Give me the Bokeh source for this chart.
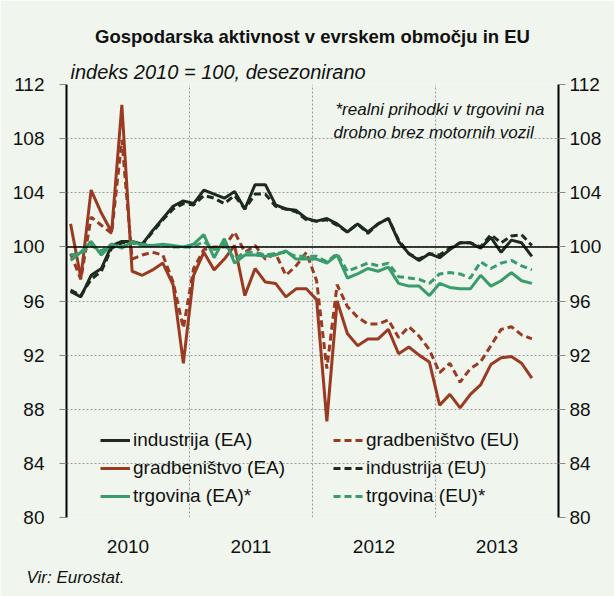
from bokeh.plotting import figure
from bokeh.models import (ColumnDataSource, Range1d, LinearAxis, FixedTicker, Span,
                          Label, Legend, LegendItem, Title)
from bokeh.embed import file_html
from bokeh.resources import INLINE

# ---- data (monthly, Jan 2010 = index 0) ----
months = list(range(46))
industry_ea = [96.7, 96.3, 97.9, 98.4, 100.1, 100.4, 100.4, 100.2, 101.2, 102.1, 103.0, 103.4,
               103.2, 104.2, 103.9, 103.6, 104.1, 102.8, 104.6, 104.6, 103.1, 102.8, 102.7, 102.1,
               101.9, 102.1, 101.7, 101.1, 101.7, 101.1, 101.7, 102.1, 100.4, 99.5, 99.0, 99.5,
               99.2, 99.8, 100.3, 100.3, 99.9, 100.7, 99.6, 100.5, 100.3, 99.3]
industry_eu = [96.8, 96.4, 97.6, 98.2, 99.9, 100.3, 100.3, 100.2, 101.1, 102.0, 102.8, 103.2,
               103.1, 103.8, 103.6, 103.2, 103.8, 102.8, 103.9, 103.9, 103.0, 102.8, 102.6, 102.0,
               101.9, 102.0, 101.6, 101.1, 101.7, 101.0, 101.7, 102.1, 100.5, 99.5, 99.1, 99.5,
               99.4, 99.9, 100.3, 100.3, 100.0, 100.9, 100.3, 100.8, 100.9, 100.1]
construction_ea = [101.7, 97.7, 104.2, 102.5, 101.1, 110.5, 98.2, 97.9, 98.3, 98.8, 97.2, 91.4,
                   97.9, 99.6, 98.3, 99.1, 100.1, 96.4, 98.4, 97.4, 97.3, 96.3, 96.9, 96.9,
                   96.1, 87.1, 96.0, 93.6, 92.7, 93.2, 93.2, 93.9, 92.1, 92.6, 92.0, 91.5,
                   88.3, 89.1, 88.1, 89.1, 89.8, 91.3, 91.8, 91.9, 91.4, 90.3]
construction_eu = [99.5, 97.6, 102.2, 101.6, 101.0, 107.9, 99.1, 99.4, 99.6, 99.4, 97.4, 94.0,
                   98.4, 99.8, 100.0, 100.0, 101.1, 99.6, 100.1, 99.1, 99.5, 97.9, 98.6, 99.6,
                   97.5, 91.0, 97.2, 95.6, 94.8, 94.3, 94.3, 94.6, 93.3, 94.1, 93.4, 92.4,
                   90.7, 91.4, 90.0, 91.0, 91.5, 92.7, 93.9, 94.1, 93.5, 93.2]
trade_ea = [99.0, 99.6, 100.4, 99.4, 100.2, 99.9, 100.4, 100.1, 100.1, 100.2, 100.1, 100.0,
            100.2, 100.9, 99.2, 100.6, 98.8, 99.4, 99.4, 99.3, 99.4, 99.7, 99.1, 99.1,
            99.1, 98.8, 99.4, 97.7, 98.0, 98.4, 98.2, 98.5, 97.3, 97.1, 97.1, 96.4,
            97.3, 97.0, 96.9, 96.9, 97.9, 97.1, 97.5, 98.1, 97.5, 97.3]
trade_eu = [99.4, 99.5, 100.1, 99.7, 100.2, 100.0, 100.3, 100.2, 100.1, 100.1, 100.0, 100.0,
            100.0, 100.4, 99.8, 100.2, 99.1, 99.6, 99.6, 99.4, 99.5, 99.6, 99.3, 99.3,
            99.3, 98.9, 99.5, 98.2, 98.5, 98.8, 98.6, 98.8, 97.8, 97.7, 97.6, 97.3,
            98.0, 98.1, 98.0, 97.7, 98.9, 98.4, 98.8, 99.0, 98.6, 98.3]
year_labels = ["2010", "2011", "2012", "2013"]
y_ticks = [80, 84, 88, 92, 96, 100, 104, 108, 112]

FONT = "Liberation Sans"
BG = "#F0F6EE"
TXT = "#111111"
C_IND = "#1E2B1C"
C_CON = "#9A3A22"
C_TRD = "#3A9B6B"

x = [m + 0.4 for m in months]
src = ColumnDataSource(dict(x=x, ind_ea=industry_ea, ind_eu=industry_eu,
                            con_ea=construction_ea, con_eu=construction_eu,
                            trd_ea=trade_ea, trd_eu=trade_eu))

p = figure(width=614, height=596, output_backend="svg", toolbar_location=None,
           x_range=Range1d(0, 48), y_range=Range1d(80, 112), title=None,
           min_border_left=66, min_border_right=56, min_border_top=84, min_border_bottom=76,
           background_fill_color=BG, border_fill_color=BG, outline_line_color=None)

# titles (closest to the plot first)
p.add_layout(Title(text="indeks 2010 = 100, desezonirano", align="left", offset=4,
                   text_font=FONT, text_font_size="20px", text_font_style="italic",
                   text_color=TXT, standoff=4), "above")
p.add_layout(Title(text="Gospodarska aktivnost v evrskem območju in EU", align="center",
                   vertical_align="top", padding=(0, 0, 8, 0),
                   text_font=FONT, text_font_size="18.5px", text_font_style="bold",
                   text_color=TXT, standoff=16), "above")

# axes
p.xaxis.ticker = FixedTicker(ticks=[6, 18, 30, 42])
p.xaxis.major_label_overrides = {6: year_labels[0], 18: year_labels[1], 30: year_labels[2], 42: year_labels[3]}
p.xaxis.axis_line_color = None
p.xaxis.major_tick_line_color = None
p.xaxis.minor_tick_line_color = None
p.xaxis.major_label_standoff = 16
p.xaxis.major_label_text_font = FONT
p.xaxis.major_label_text_font_size = "19px"
p.xaxis.major_label_text_color = TXT

p.add_layout(Title(text="Vir: Eurostat.", align="left", offset=-40,
                   text_font=FONT, text_font_size="17px", text_font_style="italic",
                   text_color=TXT, standoff=20), "below")

def style_y(ax):
    ax.ticker = FixedTicker(ticks=y_ticks)
    ax.axis_line_color = "black"
    ax.axis_line_width = 2
    ax.major_tick_line_color = "#888888"
    ax.major_tick_in = 0
    ax.major_tick_out = 7
    ax.minor_tick_line_color = None
    ax.major_label_text_font = FONT
    ax.major_label_text_font_size = "19px"
    ax.major_label_text_color = TXT

style_y(p.yaxis[0])
p.yaxis[0].major_label_standoff = 15
ry = LinearAxis()
style_y(ry)
ry.major_label_standoff = 4
p.add_layout(ry, "right")

p.xgrid.ticker = FixedTicker(ticks=[12, 24, 36])
p.xgrid.grid_line_color = "#9a9a9a"
p.xgrid.grid_line_dash = "2 2"
p.ygrid.grid_line_color = "#9a9a9a"
p.ygrid.grid_line_dash = "2 2"

p.add_layout(Span(location=100, dimension="width", line_color="black", line_width=1.5))

LW = 3
DASH = "7 4"
r_ind_eu = p.line("x", "ind_eu", source=src, color=C_IND, line_width=LW, line_dash=DASH)
r_ind_ea = p.line("x", "ind_ea", source=src, color=C_IND, line_width=LW)
r_con_eu = p.line("x", "con_eu", source=src, color=C_CON, line_width=LW, line_dash=DASH)
r_con_ea = p.line("x", "con_ea", source=src, color=C_CON, line_width=LW)
r_trd_eu = p.line("x", "trd_eu", source=src, color=C_TRD, line_width=LW, line_dash=DASH)
r_trd_ea = p.line("x", "trd_ea", source=src, color=C_TRD, line_width=LW)

def make_legend(items, loc):
    lg = Legend(items=items, location=loc, orientation="vertical",
                background_fill_alpha=0, border_line_color=None,
                padding=0, margin=0, spacing=0,
                glyph_width=30, glyph_height=28, label_height=28,
                label_standoff=3, label_text_font=FONT, label_text_font_size="19px",
                label_text_color=TXT)
    p.add_layout(lg, "center")

make_legend([LegendItem(label="industrija (EA)", renderers=[r_ind_ea]),
             LegendItem(label="gradbeništvo (EA)", renderers=[r_con_ea]),
             LegendItem(label="trgovina (EA)*", renderers=[r_trd_ea])], (34, 7))
make_legend([LegendItem(label="gradbeništvo (EU)", renderers=[r_con_eu]),
             LegendItem(label="industrija (EU)", renderers=[r_ind_eu]),
             LegendItem(label="trgovina (EU)*", renderers=[r_trd_eu])], (267, 7))

def lab(text, x, y, size, style="normal", align="left"):
    p.add_layout(Label(x=x, y=y, x_units="screen", y_units="screen", text=text,
                       text_font=FONT, text_font_size=size, text_font_style=style,
                       text_align=align, text_baseline="middle", text_color=TXT))

lab("*realni prihodki v trgovini na", 269, 408, "17px", "italic")
lab("drobno brez motornih vozil", 267, 385, "17px", "italic")

open("out.html", "w").write(file_html(p, INLINE))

The exercise — Leave the pictures out and please restate exactly the lines running from the start of the material through the one with "from bokeh.resources import INLINE".

Full answer —
Give me the Bokeh source for this chart.
from bokeh.plotting import figure
from bokeh.models import (ColumnDataSource, Range1d, LinearAxis, FixedTicker, Span,
                          Label, Legend, LegendItem, Title)
from bokeh.embed import file_html
from bokeh.resources import INLINE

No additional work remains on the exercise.